Mr. Speaker, indeed we did hear from a wide range of witnesses. The situation across the country, as we might expect, is not uniform. We live in a country where there is one officially bilingual province, and that is the province of New Brunswick. Indeed, the challenges would be significantly less in a place such as New Brunswick than in provinces where the linguistic minorities are much smaller, I would say, including the province of Prince Edward Island and probably the Yukon. The one that was specifically referenced was Saskatchewan.
I come back to the question I asked the member for Acadie—Bathurst. In spite of these challenges that come with the relative size of our minorities, the challenges that come with our geography, quite frankly, because that is a big part of it, all in all, there is what is practical as well.
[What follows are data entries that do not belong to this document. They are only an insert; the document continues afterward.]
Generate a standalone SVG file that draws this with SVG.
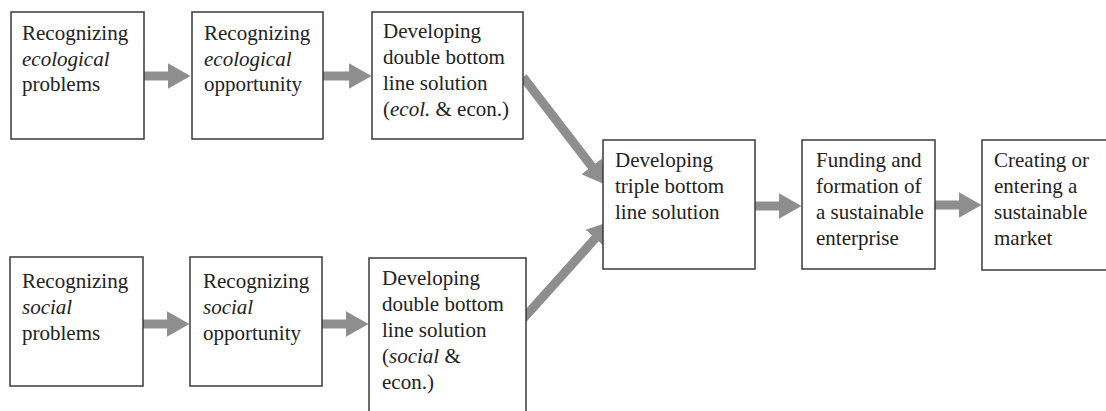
<svg xmlns="http://www.w3.org/2000/svg" width="1106" height="411" viewBox="0 0 1106 411">
<style>
.box{fill:#fff;stroke:#3a3a3a;stroke-width:1.5}
.t{font-family:'Liberation Serif','Times New Roman',Times,'DejaVu Serif','Noto Serif',serif;font-size:21px;fill:#222}
.i{font-style:italic}
.arr{stroke:#8e8e8e;stroke-width:9;fill:none;marker-end:url(#ah)}
</style>
<defs>
<marker id="ah" markerUnits="userSpaceOnUse" markerWidth="24" markerHeight="26" refX="0.5" refY="13" orient="auto">
<path d="M0,0 L23,13 L0,26 z" fill="#8e8e8e"/>
</marker>
</defs>
<rect width="1106" height="411" fill="#fff"/>
<g id="connectors">
<line class="arr" x1="144" y1="76" x2="168" y2="76"/>
<line class="arr" x1="323" y1="76" x2="349" y2="76"/>
<line class="arr" x1="143" y1="324" x2="167" y2="324"/>
<line class="arr" x1="322" y1="324" x2="346" y2="324"/>
<line class="arr" x1="523" y1="77" x2="592" y2="166.8"/>
<line class="arr" x1="522" y1="320" x2="595.6" y2="238.1"/>
<line class="arr" x1="755" y1="206" x2="779" y2="206"/>
<line class="arr" x1="935" y1="205" x2="959" y2="205"/>
</g>
<g id="n1">
<rect class="box" x="11" y="12" width="133" height="127"/>
<text class="t" x="22" y="40">Recognizing</text>
<text class="t i" x="22" y="65.5">ecological</text>
<text class="t" x="22" y="91">problems</text>
</g>
<g id="n2">
<rect class="box" x="192" y="12" width="131" height="127"/>
<text class="t" x="204" y="40">Recognizing</text>
<text class="t i" x="204" y="65.5">ecological</text>
<text class="t" x="204" y="91">opportunity</text>
</g>
<g id="n3">
<rect class="box" x="372" y="12" width="151" height="127"/>
<text class="t" x="383" y="38">Developing</text>
<text class="t" x="383" y="64">double bottom</text>
<text class="t" x="383" y="90">line solution</text>
<text class="t" x="383" y="116">(<tspan class="i">ecol.</tspan> &amp; econ.)</text>
</g>
<g id="n4">
<rect class="box" x="10" y="257" width="133" height="129"/>
<text class="t" x="22" y="288">Recognizing</text>
<text class="t i" x="22" y="314">social</text>
<text class="t" x="22" y="340">problems</text>
</g>
<g id="n5">
<rect class="box" x="190" y="257" width="132" height="129"/>
<text class="t" x="203" y="288">Recognizing</text>
<text class="t i" x="203" y="314">social</text>
<text class="t" x="203" y="340">opportunity</text>
</g>
<g id="n6">
<rect class="box" x="369" y="258" width="157" height="170"/>
<text class="t" x="382" y="285">Developing</text>
<text class="t" x="382" y="311">double bottom</text>
<text class="t" x="382" y="337">line solution</text>
<text class="t" x="382" y="363">(<tspan class="i">social</tspan> &amp;</text>
<text class="t" x="382" y="389">econ.)</text>
</g>
<g id="n7">
<rect class="box" x="603" y="140" width="152" height="129"/>
<text class="t" x="615" y="167">Developing</text>
<text class="t" x="615" y="193">triple bottom</text>
<text class="t" x="615" y="219">line solution</text>
</g>
<g id="n8">
<rect class="box" x="802" y="140" width="133" height="129"/>
<text class="t" x="816" y="167">Funding and</text>
<text class="t" x="816" y="193">formation of</text>
<text class="t" x="816" y="219">a sustainable</text>
<text class="t" x="816" y="245">enterprise</text>
</g>
<g id="n9">
<rect class="box" x="982" y="140" width="135" height="130"/>
<text class="t" x="994" y="167">Creating or</text>
<text class="t" x="994" y="193">entering a</text>
<text class="t" x="994" y="219">sustainable</text>
<text class="t" x="994" y="245">market</text>
</g>
</svg>
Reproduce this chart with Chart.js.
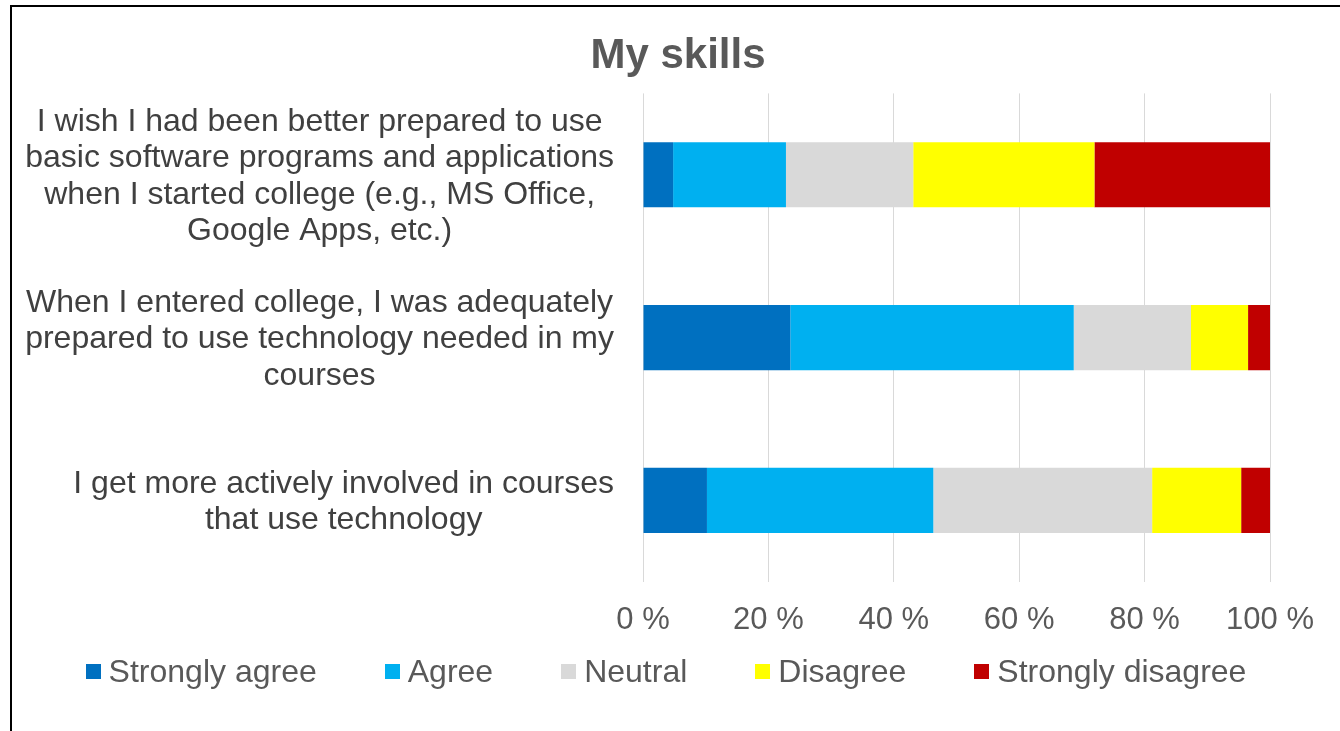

Probably the most compelling testimony we heard at committee was from a defence lawyer who said that when he sees someone who is on remand down in the holding cell and he talks to that individual about his rights, his language rights, his charter rights and what to expect, the only thing that individual wants is out. It does not matter whether the individual can understand the proceedings on a scale of 10 to 10 or six to 10, if he can get a judge and a hearing quicker by electing one official language rather than the other, that is the one he wants.
That is the reality in this country. I think it is problematic. However, it is not perfect, and given the diversity we have and given the huge geography we have, we cannot allow perfection to be the enemy of the good.